Foi correta a decisão do STF de receber a denúncia?
Em termos estatísticos, o natural e provável é que a denúncia seja recebida. Na prática, é o que se verifica na maioria esmagadora dos casos, pois o recebimento da denúncia é fundado em um estado meramente indiciário. A análise do Judiciário busca indícios de autoria e prova de que a conduta imputada aos denunciados aconteceu. Por mais que as defesas tenham apresentado argumentos robustos e relevantes, é certo que precisam de lastro probatório consistente para serem acolhidos, o que somente será obtido durante a instrução do processo.
Que pontos ainda podem ser explorados?
As manifestações já apresentadas nos dão um indicativo de como as defesas provavelmente se desenvolverão. Há, evidentemente, uma linha de defesa no sentido de questionar a ausência de provas de que os denunciados organizaram, comandavam e controlavam as pessoas que participaram dos atos de 8 de Janeiro. Há também vários questionamentos de cunho jurídico sobre a subsunção dos fatos às normas apontadas pelo procurador-geral. Parece-me evidente que as defesas insistirão na arguição das preliminares, eis que podem ser acolhidas a qualquer momento. Isso aconteceu no processo da Lava-Jato, em que, por várias vezes, o Supremo validou a competência da Justiça Federal do Paraná e, posteriormente, mudou de entendimento, considerando a Justiça Eleitoral como competente. Essa mudança anulou todos os processos que haviam tramitado.

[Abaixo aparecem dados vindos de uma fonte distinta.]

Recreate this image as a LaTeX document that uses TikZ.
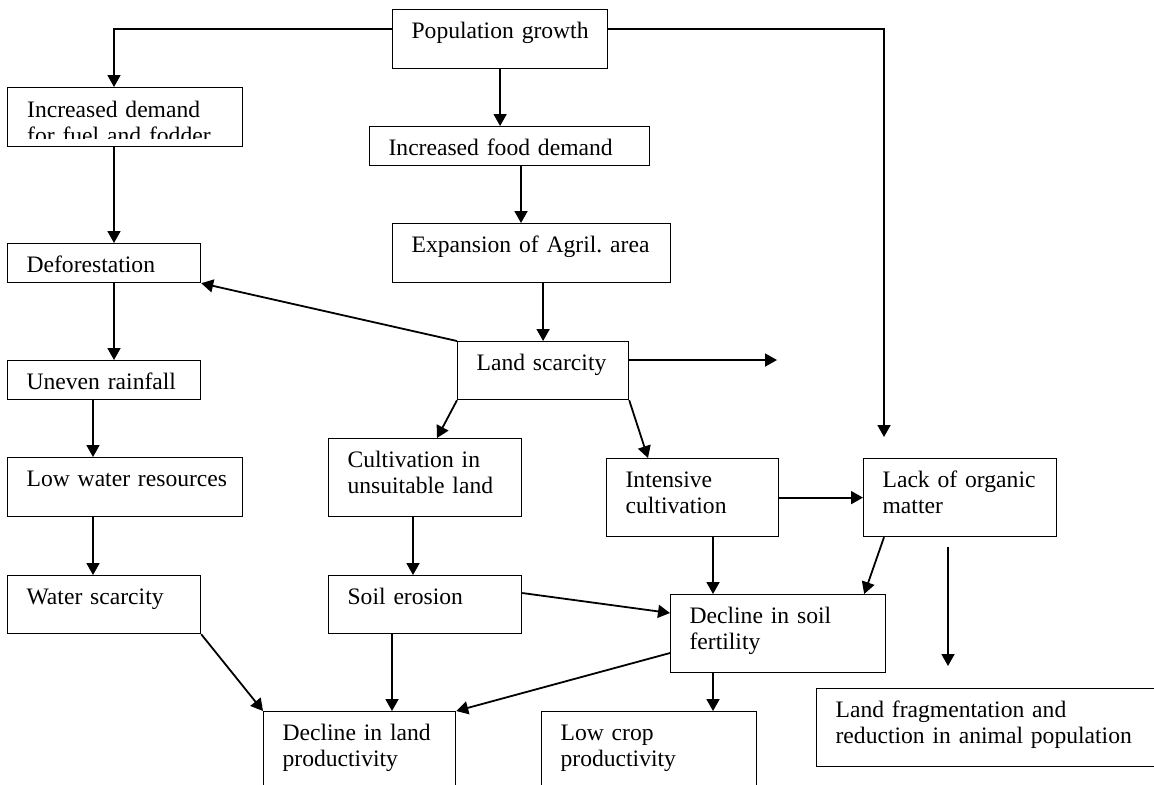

Que desafios os advogados enfrentarão agora?
Trata-se, certamente, de um processo extremamente complexo e volumoso. Os advogados terão muito trabalho para destrinchar todo o acervo probatório. Há também a dificuldade decorrente do elevado número de testemunhas, o que implicará a realização de dezenas de audiências para que todas as pessoas arroladas sejam ouvidas. Além disso, temos a complexidade do processo sob o prisma político, já que não só o Judiciário, mas toda a sociedade brasileira acompanha e debate o julgamento.
Acha que houve politização por parte dos advogados?
Em absoluto, não vi politização por parte dos advogados. Fizeram sustentações orais extremamente técnicas e densas, com argumentos jurídicos bem formulados. Mas é importante lembrar que, ao contrário do magistrado, o advogado não é imparcial. Cabe à advocacia defender os interesses do cliente. Se os fatos possuem um fundo político inegável, é natural que haja essa percepção.
Quais precedentes jurídicos podem fortalecer a defesa?
A maior parte dos crimes imputados aos denunciados decorre de legislação recente, sancionada, inclusive, pelo então presidente Jair Bolsonaro. Por se tratar de uma legislação nova e de um fato inédito na história recente do nosso país, dificilmente existirão precedentes de mérito. Por outro lado, no que se refere às preliminares, há ampla jurisprudência sobre as teses arguidas, inclusive, com mudanças constantes de entendimento. Creio que essa oscilação jurisprudencial será utilizada pelas defesas.